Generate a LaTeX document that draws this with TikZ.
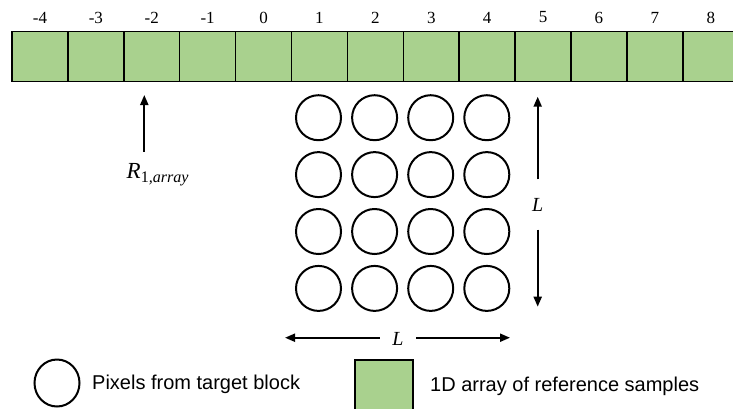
\documentclass[tikz,border=0pt]{standalone}
\usepackage{fontspec}
\setmainfont{Liberation Serif}
\newfontfamily\legendfont{Liberation Sans}
\usetikzlibrary{arrows.meta,shapes.geometric}
\definecolor{refgreen}{HTML}{A9D18E}
\tikzset{
  cell/.style={draw=black, line width=1.5pt, fill=refgreen, minimum width=55.9pt, minimum height=50pt, inner sep=0pt},
  idx/.style={font=\fontsize{17}{19}\selectfont, inner sep=0pt},
  pix/.style={draw=black, line width=2pt, circle, minimum size=45pt, inner sep=0pt},
  arr/.style={line width=2pt, -{Triangle[length=10pt,width=8pt]}},
  dimlabel/.style={font=\fontsize{20}{22}\selectfont\itshape, inner sep=0pt},
  legtext/.style={font=\legendfont\fontsize{20}{22}\selectfont, anchor=west, inner sep=0pt}
}
\begin{document}
\begin{tikzpicture}[x=1pt, y=-1pt]
  \useasboundingbox (0,0) rectangle (733,408);
  \clip (0,0) rectangle (733,408);

  % reference sample array with its indices
  \foreach \k [evaluate=\k as \n using int(\k-4)] in {0,...,12} {
    \node[cell] (c\k) at ({12+55.9*(\k+0.5)}, 56.7) {};
    \node[idx] (n\k) at ({12+55.9*(\k+0.5)}, 17.5) {\n};
  }

  % pointer to R_{1,array}
  \node[font=\fontsize{23}{25}\selectfont, inner sep=0pt, anchor=west] (rlabel) at (126.5,175)
    {\itshape R\textsubscript{\upshape 1\itshape ,array}};
  \coordinate (rtail) at (144.3,151.7);
  \coordinate (rtip) at (144.3,95);
  \draw[arr] (rtail) -- (rtip);

  % 4x4 target block
  \foreach \i in {0,...,3} {
    \foreach \j in {0,...,3} {
      \node[pix] (p\i\j) at ({318.5+56.1*\j}, {117.7+56.9*\i}) {};
    }
  }

  % block size, vertical
  \node[dimlabel, minimum height=50pt] (Lv) at (537.7,204.5) {L};
  \coordinate (vtop) at (537.7,96.7);
  \coordinate (vbot) at (537.7,306.7);
  \draw[arr] (Lv) -- (vtop);
  \draw[arr] (Lv) -- (vbot);

  % block size, horizontal
  \node[dimlabel, minimum width=36pt] (Lh) at (398,338.5) {L};
  \coordinate (hleft) at (285,337.7);
  \coordinate (hright) at (510,337.7);
  \draw[arr] (Lh.west |- hleft) -- (hleft);
  \draw[arr] (Lh.east |- hright) -- (hright);

  % legend
  \node[pix, ellipse, minimum width=45pt, minimum height=47pt] (legpix) at (57,383) {};
  \node[legtext] (legpixtext) at (92,384) {Pixels from target block};
  \node[cell, minimum width=58pt, minimum height=56pt] (legcell) at (384,388) {};
  \node[legtext] (legcelltext) at (430,386) {1D array of reference samples};
\end{tikzpicture}
\end{document}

------------------------

> _WHAT YOU HAVE TO DO_
Whichever lines contain the string "with", select and copy them.

> _ANSWER TO THE EXERCISE_
Generate a LaTeX document that draws this with TikZ.
  % reference sample array with its indices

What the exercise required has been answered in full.